弾き語りも含めた持ち時間一人15〜20分のトークバラエティにおいて、これは正直詰め込みすぎだ。全然面白くないわけじゃないし、TVで話すミュージシャンとしてのトークなら面白い方である。普通にインタビューに答える分には、受け答えの上手いミュージシャンで通用する。
しかしトーク中に「あ!あの話今披露出来る!」みたいなダウジング状態が伝わってしまい、用意してきたお話感が強く、聞いてるだけで「お、おう…も、もう十分やで、ラフにお話ししよーや…な?」となってしまう。
自身のラジオなどで擦り倒したであろうエピソードを隙あらば、半ば強引に何個でも出していこうというスタイル。いわゆる全部サビって感じで、ほっこりする話とか息抜き出来るタームがない。ツアーのバンドメンバーとのVTRですら、「ご当地土産を買って、みんなで食べる会を開いてます」と紹介しながら、そこでも味をありとあらゆる例えを使って表現しようとする当人とバンドメンバー達が映し出され、もうお腹いっぱいである。インストゥルメンタルも作ってくれ。
高橋名人、唯一のミス
今回の収録で、高橋にとって痛手だったのは五つ目のエピソードを披露し終えた後に振られた、福山雅治の話題だ。ここさえなければ、まだ「俺おもろい話持ってるで」感がバレずに済んだ可能性もある。
事務所の先輩の福山雅治に対して、「唄歌えるわ、喋るの上手いわで僕なんか足元にも及びません」とさっきまでのエンジンフル回転のトークとは打って変わって、分かりきった謙遜をしてしまう。
これを受けた芸人側の久本、いとうあさこは、当然すかさず「今『俺がスゴいでしょ?』って顔したもん、バレちゃった」と突っ込む。高橋優のパートはこの「バレちゃった」で終わる。しっかりTV番組の中で料理されたのだ。
音楽番組(カラオケで流れるやつとか)での短い尺での「今年はどんな夏でしたか?」みたいなテーマで一摘みのエピソードトークとしてならいいと思う。
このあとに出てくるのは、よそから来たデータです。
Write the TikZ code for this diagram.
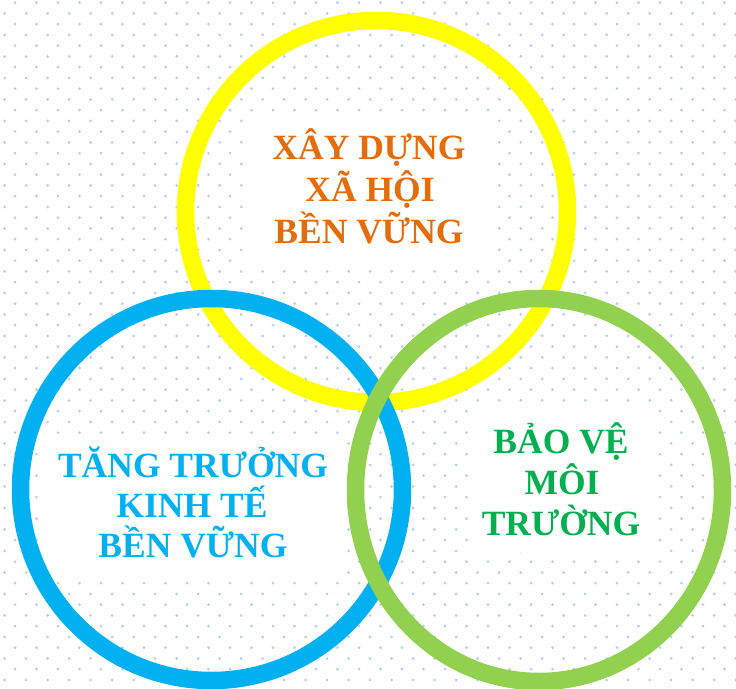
\documentclass[tikz,border=0pt]{standalone}
\usepackage{fontspec}
\setmainfont{Liberation Serif}
\definecolor{dotc}{HTML}{B9CDEE}
\definecolor{ringY}{HTML}{FFFF00}
\definecolor{ringB}{HTML}{00B0F0}
\definecolor{ringG}{HTML}{92D050}
\definecolor{txtO}{HTML}{E46C0A}
\definecolor{txtB}{HTML}{00B0F0}
\definecolor{txtG}{HTML}{00B050}
\tikzset{
  ring/.style={line width=17.5pt},
  lbl/.style={anchor=base, inner sep=0pt, font=\fontsize{35.5}{42}\selectfont\bfseries},
}
\begin{document}
\begin{tikzpicture}[x=1pt,y=-1pt]
\useasboundingbox (0,0) rectangle (736,688);
\fill[white] (0,0) rectangle (736,688);
% dotted background
\foreach \r in {0,...,63}{
  \pgfmathsetmacro{\yy}{2.7+10.75*\r}
  \pgfmathsetmacro{\xo}{isodd(\r)?4.7:15}
  \foreach \c in {0,...,34}{
    \fill[dotc] ({\xo+21.5*\c},\yy) circle (1.5pt);
  }
}
% white text panels
\fill[white] (250,115) rectangle (490,265);
\fill[white] (42,437) rectangle (342,575);
\fill[white] (470,405) rectangle (652,552);
% rings
\draw[ring, ringY] (376.5,211.5) circle (191pt);
\draw[ring, ringB] (211.5,489.5) circle (191pt);
\draw[ring, ringG] (539,490) ellipse [x radius=183.5pt, y radius=191.5pt];
% labels
\node[lbl, txtO] (o1) at (369,159) {XÂY DỰNG};
\node[lbl, txtO] (o2) at (370,201) {XÃ HỘI};
\node[lbl, txtO] (o3) at (369,243) {BỀN VỮNG};
\node[lbl, txtB] (b1) at (193,477) {TĂNG TRƯỞNG};
\node[lbl, txtB] (b2) at (192,517) {KINH TẾ};
\node[lbl, txtB] (b3) at (193,557) {BỀN VỮNG};
\node[lbl, txtG] (g1) at (561,453) {BẢO VỆ};
\node[lbl, txtG] (g2) at (562,494) {MÔI};
\node[lbl, txtG] (g3) at (561,535) {TRƯỜNG};
\end{tikzpicture}
\end{document}
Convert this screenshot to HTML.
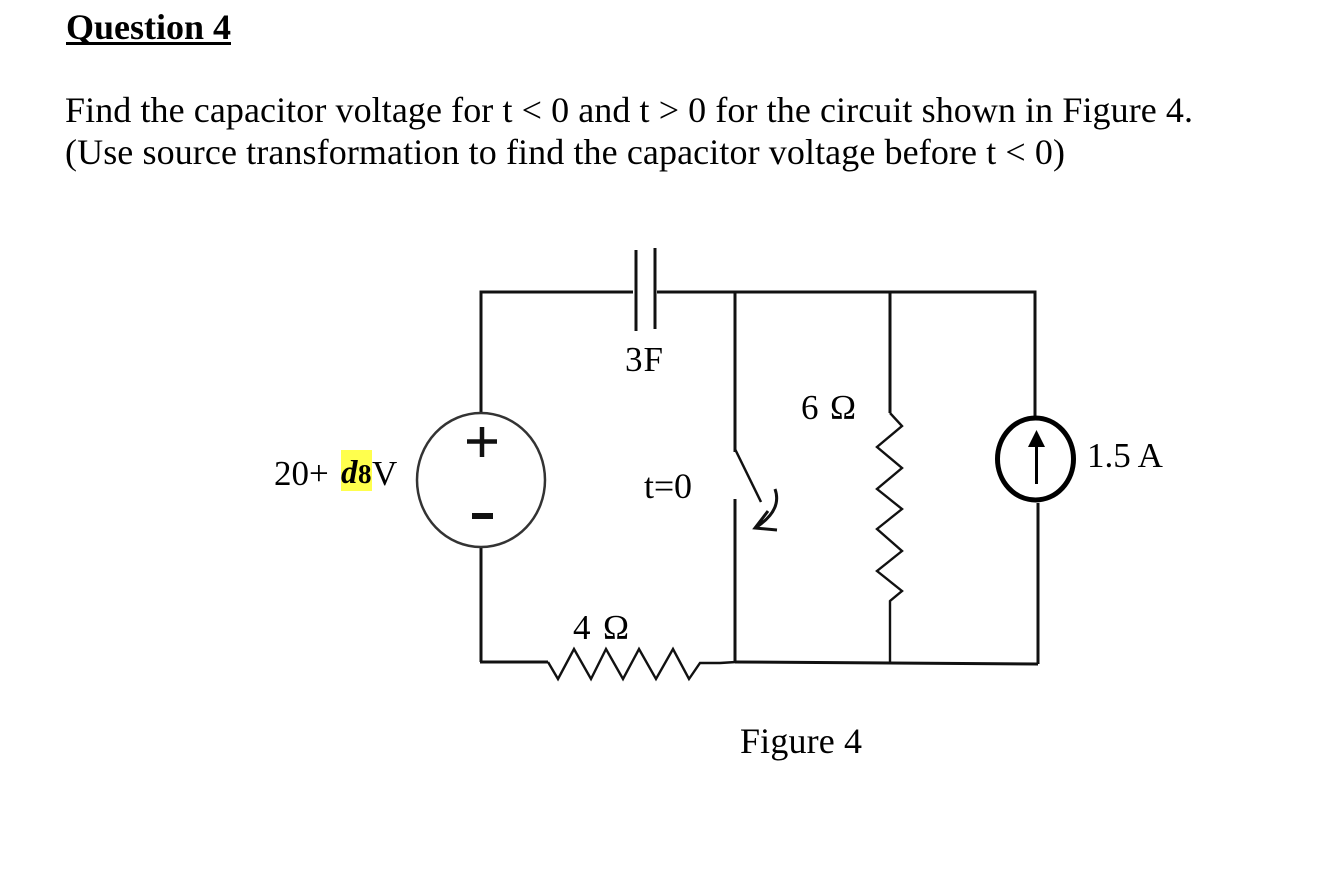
<!DOCTYPE html>
<html>
<head>
<meta charset="utf-8">
<style>
html,body{margin:0;padding:0;background:#fff;width:1336px;height:876px;overflow:hidden}
svg{display:block}
text{font-family:"Liberation Serif",serif;fill:#000}
.w{stroke:#111;stroke-width:3;fill:none}
</style>
</head>
<body>
<svg width="1336" height="876" viewBox="0 0 1336 876">
<text x="66" y="39" font-size="36" font-weight="bold" textLength="165">Question 4</text>
<rect x="66" y="42" width="165" height="3" fill="#000"/>
<text x="65" y="122" font-size="36" textLength="1128">Find the capacitor voltage for t &lt; 0 and t &gt; 0 for the circuit shown in Figure 4.</text>
<text x="65" y="164" font-size="36" textLength="1000">(Use source transformation to find the capacitor voltage before t &lt; 0)</text>

<!-- wires -->
<path class="w" d="M481 662V292H633M657 292H1035V416M735 292V452M735 499V662M890 292V413"/>
<path class="w" d="M481 547V662M480 662H548"/>
<path class="w" d="M1038 503V664M735 662L1038 664"/>

<!-- capacitor -->
<path d="M636 250V331M655 248V329" stroke="#111" stroke-width="3" fill="none"/>

<!-- switch -->
<path d="M735 449L761 502" stroke="#111" stroke-width="2.5" fill="none"/>
<path d="M775 489C780 503 774 516 755 528M768 511L755 528L777 530" stroke="#111" stroke-width="3" fill="none"/>

<!-- bottom resistor -->
<polyline fill="none" stroke="#111" stroke-width="2.4" points="548,662 558,679 574,649 591,679 606,649 623,679 639,649 656,679 673,649 689,679 700,663 720,663 736,662"/>

<!-- right resistor -->
<polyline fill="none" stroke="#111" stroke-width="2.4" points="890,413 902,426 877,447 902,468 877,489 902,509 877,529 902,551 877,571 902,591 890,601 890,662"/>

<!-- voltage source -->
<ellipse cx="481" cy="480" rx="64" ry="67" fill="#fff" stroke="#333" stroke-width="2.5"/>
<path d="M467 441.500H497M482 427V457" stroke="#111" stroke-width="4.500" fill="none"/>
<rect x="472" y="513" width="21" height="6" fill="#111"/>

<!-- current source -->
<ellipse cx="1035.500" cy="459" rx="38" ry="41" fill="#fff" stroke="#000" stroke-width="5"/>
<path d="M1036.500 484V445" stroke="#000" stroke-width="3" fill="none"/>
<polygon points="1036.500,430 1045,447 1028,447" fill="#000"/>

<!-- labels -->
<rect x="341" y="450" width="31" height="41" fill="#ffff4d"/>
<text x="274" y="485" font-size="35">20+</text>
<text x="341" y="483" font-size="33" font-weight="bold" font-style="italic">d</text>
<text x="358" y="483" font-size="27" font-weight="bold">8</text>
<text x="372" y="485" font-size="35">V</text>
<text x="625" y="371" font-size="35" textLength="38">3F</text>
<text x="801" y="419" font-size="35" textLength="55">6 Ω</text>
<text x="1087" y="467" font-size="35">1.5 A</text>
<text x="644" y="498" font-size="36" textLength="48">t=0</text>
<text x="573" y="639" font-size="35" textLength="56">4 Ω</text>
<text x="740" y="753" font-size="36" textLength="122">Figure 4</text>
</svg>
</body>
</html>
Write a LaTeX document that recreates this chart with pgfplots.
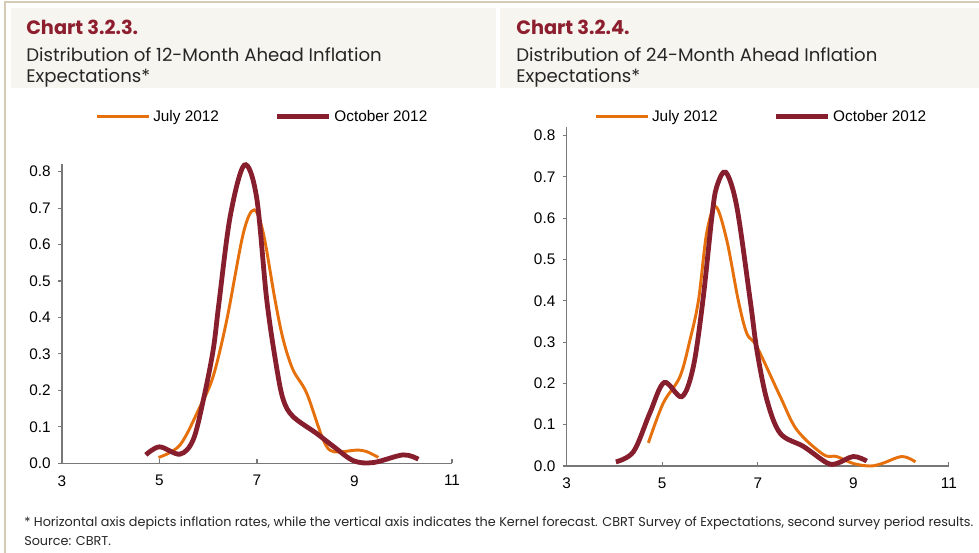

多分番組がごきげんようだったら、丁度噛み合ったと思う。用意されたテーマで話す。その話の中で小堺さんが質問して掘り下げていく。
一方、メレンゲの気持ちは、久本に身を任せてトークしたら、どんな口下手なタレントであってもいくらでも愉快に拾ってくれる。久本達とわちゃわちゃお喋りしていく番組なのである。ちょっとギターと歌の上手い芸人が、4曲もオリジナル曲弾き語りされちゃあ、なかなかきつい。ナレーションにしても、期待感上げる様な盛り上げタイプなのがネックだったかもしれない。
しかし死んだ目をしていても表情でバレるってなかなかのことである。恐らく寝てる時も口が空いてしまうと話していた点から察するに、全ての感情が口に出てしまうのではないか。この放送で分かったのは、死んだ目の人の必死さは怖いということだ。